## Start Dataset excerpt
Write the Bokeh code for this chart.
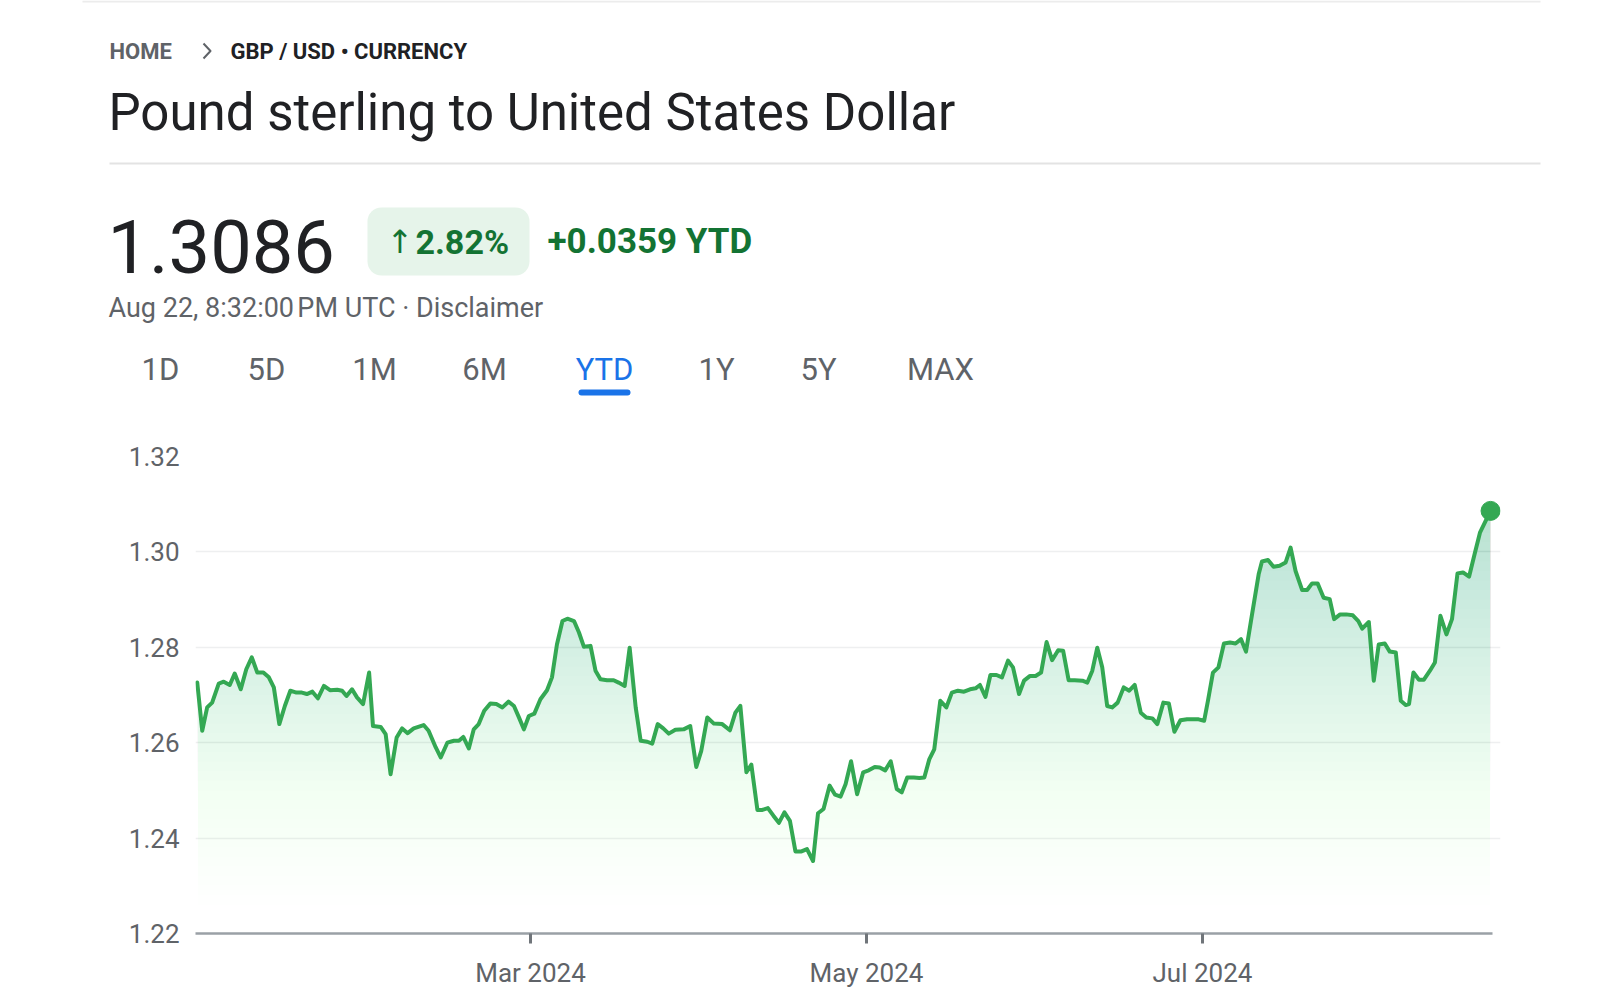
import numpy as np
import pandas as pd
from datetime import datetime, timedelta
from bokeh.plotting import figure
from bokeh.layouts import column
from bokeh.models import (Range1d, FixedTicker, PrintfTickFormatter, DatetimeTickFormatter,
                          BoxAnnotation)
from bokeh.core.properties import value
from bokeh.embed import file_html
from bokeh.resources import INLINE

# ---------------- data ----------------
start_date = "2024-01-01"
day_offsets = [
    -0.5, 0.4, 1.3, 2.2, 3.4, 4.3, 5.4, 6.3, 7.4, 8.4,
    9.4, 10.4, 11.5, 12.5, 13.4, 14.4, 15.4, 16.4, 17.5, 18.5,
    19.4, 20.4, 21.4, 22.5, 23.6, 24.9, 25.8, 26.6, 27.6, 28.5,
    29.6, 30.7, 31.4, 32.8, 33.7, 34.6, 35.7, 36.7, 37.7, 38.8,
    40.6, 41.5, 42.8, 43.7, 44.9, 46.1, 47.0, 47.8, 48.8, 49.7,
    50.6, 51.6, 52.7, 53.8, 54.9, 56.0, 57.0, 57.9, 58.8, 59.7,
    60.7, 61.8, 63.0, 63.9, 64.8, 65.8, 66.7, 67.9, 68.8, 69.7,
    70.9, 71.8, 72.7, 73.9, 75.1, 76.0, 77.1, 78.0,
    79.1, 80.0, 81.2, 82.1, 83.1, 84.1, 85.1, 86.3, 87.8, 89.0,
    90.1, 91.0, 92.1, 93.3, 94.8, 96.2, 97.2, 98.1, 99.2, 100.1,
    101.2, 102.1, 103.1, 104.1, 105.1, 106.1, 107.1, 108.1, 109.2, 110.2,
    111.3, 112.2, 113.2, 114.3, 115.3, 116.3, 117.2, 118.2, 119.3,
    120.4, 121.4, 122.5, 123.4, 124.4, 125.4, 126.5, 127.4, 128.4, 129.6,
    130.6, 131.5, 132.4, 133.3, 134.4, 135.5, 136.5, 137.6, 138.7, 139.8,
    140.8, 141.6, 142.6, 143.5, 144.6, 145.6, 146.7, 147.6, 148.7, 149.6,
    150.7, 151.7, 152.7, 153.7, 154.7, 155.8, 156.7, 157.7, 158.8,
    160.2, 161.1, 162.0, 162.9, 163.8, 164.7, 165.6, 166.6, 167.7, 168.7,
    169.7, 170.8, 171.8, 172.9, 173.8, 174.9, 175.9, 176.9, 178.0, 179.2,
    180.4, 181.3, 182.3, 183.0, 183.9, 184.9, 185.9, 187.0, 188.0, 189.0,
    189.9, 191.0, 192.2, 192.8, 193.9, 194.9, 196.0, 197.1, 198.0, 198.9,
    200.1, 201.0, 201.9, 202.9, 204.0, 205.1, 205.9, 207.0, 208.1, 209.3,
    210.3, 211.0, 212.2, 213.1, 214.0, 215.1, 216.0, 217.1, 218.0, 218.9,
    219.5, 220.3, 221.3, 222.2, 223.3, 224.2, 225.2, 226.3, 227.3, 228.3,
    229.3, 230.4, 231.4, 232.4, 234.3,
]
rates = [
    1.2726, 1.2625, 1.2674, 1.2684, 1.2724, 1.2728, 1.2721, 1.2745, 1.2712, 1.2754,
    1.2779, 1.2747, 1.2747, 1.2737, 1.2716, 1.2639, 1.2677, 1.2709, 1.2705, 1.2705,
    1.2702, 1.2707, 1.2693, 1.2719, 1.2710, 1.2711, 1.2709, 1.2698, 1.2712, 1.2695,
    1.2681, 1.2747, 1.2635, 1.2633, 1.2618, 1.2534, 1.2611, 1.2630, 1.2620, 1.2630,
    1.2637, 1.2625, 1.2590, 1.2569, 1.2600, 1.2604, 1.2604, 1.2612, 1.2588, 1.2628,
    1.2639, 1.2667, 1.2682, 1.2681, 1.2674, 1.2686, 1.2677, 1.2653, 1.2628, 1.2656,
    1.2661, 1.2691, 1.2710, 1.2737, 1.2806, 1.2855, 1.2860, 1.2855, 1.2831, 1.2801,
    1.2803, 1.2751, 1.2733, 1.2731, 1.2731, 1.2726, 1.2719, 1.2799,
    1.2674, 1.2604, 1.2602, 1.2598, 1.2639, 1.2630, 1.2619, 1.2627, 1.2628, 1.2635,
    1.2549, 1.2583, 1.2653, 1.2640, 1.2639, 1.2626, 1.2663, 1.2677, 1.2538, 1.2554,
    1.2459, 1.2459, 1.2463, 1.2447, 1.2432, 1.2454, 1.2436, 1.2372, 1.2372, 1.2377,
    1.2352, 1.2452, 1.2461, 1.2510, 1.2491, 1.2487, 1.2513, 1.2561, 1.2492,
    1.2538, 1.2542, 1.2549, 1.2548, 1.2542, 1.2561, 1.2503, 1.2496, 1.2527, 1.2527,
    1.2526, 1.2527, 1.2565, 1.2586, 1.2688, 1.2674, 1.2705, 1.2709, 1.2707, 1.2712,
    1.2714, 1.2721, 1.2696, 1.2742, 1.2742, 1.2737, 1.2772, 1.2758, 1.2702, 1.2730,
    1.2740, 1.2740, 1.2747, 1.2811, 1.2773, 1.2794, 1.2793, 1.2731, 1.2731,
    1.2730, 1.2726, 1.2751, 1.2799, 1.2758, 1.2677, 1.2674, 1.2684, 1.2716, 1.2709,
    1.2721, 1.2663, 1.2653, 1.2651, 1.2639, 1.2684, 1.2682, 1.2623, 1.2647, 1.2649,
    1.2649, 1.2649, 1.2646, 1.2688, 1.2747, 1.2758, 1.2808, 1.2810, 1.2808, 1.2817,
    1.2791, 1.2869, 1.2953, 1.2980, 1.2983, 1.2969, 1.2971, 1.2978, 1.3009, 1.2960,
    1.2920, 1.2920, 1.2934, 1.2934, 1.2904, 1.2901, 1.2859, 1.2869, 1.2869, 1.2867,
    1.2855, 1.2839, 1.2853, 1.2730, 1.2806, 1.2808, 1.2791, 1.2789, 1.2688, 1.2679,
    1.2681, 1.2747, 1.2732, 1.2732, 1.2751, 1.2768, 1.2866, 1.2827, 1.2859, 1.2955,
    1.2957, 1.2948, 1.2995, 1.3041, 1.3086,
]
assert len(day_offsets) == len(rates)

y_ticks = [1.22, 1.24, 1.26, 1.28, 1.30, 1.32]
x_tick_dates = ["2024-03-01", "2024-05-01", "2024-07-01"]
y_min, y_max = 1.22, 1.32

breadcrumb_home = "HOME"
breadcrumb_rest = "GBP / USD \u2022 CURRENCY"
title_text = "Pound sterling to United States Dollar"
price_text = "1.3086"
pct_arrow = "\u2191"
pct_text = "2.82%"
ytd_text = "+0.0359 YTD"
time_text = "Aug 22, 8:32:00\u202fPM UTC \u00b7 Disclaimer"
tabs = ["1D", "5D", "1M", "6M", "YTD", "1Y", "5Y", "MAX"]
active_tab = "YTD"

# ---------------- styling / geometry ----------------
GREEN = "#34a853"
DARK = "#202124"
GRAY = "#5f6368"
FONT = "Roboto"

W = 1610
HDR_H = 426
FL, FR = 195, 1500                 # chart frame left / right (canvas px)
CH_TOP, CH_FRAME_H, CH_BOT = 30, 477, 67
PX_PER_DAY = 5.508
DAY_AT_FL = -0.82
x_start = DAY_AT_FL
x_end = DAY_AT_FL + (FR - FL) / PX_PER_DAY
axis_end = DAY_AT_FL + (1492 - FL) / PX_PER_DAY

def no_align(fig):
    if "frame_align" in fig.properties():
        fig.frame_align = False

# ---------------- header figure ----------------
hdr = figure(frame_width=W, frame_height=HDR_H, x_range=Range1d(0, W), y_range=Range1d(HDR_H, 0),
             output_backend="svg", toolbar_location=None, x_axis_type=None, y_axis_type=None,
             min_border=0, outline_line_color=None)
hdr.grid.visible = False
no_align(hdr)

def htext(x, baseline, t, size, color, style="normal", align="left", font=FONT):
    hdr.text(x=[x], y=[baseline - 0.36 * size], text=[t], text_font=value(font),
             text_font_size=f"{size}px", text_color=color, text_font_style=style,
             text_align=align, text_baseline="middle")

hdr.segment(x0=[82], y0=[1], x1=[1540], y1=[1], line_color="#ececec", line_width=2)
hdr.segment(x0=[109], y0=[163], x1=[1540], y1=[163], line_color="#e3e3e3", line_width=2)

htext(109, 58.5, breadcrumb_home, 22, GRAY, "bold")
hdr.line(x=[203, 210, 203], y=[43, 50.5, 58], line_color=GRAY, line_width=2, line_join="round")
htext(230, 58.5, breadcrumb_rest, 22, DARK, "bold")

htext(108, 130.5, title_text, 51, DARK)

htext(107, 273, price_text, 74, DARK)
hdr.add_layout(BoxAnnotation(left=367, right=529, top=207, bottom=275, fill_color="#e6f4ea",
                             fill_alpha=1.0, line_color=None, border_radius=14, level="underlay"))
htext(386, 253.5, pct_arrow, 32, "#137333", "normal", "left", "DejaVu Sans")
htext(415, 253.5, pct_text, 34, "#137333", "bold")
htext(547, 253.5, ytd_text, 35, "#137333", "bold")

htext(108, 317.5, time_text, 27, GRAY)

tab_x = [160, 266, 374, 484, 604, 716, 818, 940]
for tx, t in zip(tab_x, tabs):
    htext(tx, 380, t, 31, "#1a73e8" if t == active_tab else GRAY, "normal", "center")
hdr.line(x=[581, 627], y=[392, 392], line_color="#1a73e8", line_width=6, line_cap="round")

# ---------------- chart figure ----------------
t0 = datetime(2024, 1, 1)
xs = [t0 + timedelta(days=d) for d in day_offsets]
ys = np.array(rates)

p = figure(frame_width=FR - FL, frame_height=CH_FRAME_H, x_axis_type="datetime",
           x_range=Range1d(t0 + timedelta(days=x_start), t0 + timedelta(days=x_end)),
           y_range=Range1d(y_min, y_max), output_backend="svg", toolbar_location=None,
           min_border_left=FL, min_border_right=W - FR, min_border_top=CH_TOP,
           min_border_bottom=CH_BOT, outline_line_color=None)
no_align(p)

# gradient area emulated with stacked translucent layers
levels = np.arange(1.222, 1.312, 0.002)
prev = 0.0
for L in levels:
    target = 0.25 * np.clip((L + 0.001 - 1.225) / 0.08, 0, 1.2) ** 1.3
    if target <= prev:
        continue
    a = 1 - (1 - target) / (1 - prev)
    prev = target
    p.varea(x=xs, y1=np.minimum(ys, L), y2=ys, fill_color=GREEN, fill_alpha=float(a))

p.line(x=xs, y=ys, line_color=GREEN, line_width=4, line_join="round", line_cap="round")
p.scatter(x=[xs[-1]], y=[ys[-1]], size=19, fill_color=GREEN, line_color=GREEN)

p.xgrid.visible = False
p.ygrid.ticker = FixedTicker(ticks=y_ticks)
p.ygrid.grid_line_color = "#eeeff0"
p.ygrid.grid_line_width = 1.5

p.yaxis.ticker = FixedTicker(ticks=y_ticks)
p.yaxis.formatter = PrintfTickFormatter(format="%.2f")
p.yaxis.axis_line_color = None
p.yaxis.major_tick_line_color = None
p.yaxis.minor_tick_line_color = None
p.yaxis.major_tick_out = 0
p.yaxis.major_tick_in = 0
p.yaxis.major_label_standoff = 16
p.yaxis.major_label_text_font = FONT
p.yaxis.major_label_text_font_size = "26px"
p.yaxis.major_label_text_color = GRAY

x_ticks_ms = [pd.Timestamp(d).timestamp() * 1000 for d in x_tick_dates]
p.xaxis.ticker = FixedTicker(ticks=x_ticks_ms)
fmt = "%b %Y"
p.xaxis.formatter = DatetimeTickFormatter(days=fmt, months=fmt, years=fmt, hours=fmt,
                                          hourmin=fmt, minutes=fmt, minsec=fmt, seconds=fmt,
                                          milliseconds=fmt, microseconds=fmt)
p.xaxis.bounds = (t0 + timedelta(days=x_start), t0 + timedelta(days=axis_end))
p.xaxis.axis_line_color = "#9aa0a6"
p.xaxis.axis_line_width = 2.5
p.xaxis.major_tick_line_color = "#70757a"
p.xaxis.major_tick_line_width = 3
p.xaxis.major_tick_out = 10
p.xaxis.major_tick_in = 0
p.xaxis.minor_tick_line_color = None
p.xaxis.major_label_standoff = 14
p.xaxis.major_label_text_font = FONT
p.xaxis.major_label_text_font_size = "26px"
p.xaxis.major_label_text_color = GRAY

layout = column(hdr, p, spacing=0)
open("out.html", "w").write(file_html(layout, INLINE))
## End Dataset excerpt
**Task to complete:** Reproduce the data above word for word from its first line through the line that holds "from bokeh.resources import INLINE", both ends included; skip pictures.

**The response:**
Write the Bokeh code for this chart.
import numpy as np
import pandas as pd
from datetime import datetime, timedelta
from bokeh.plotting import figure
from bokeh.layouts import column
from bokeh.models import (Range1d, FixedTicker, PrintfTickFormatter, DatetimeTickFormatter,
                          BoxAnnotation)
from bokeh.core.properties import value
from bokeh.embed import file_html
from bokeh.resources import INLINE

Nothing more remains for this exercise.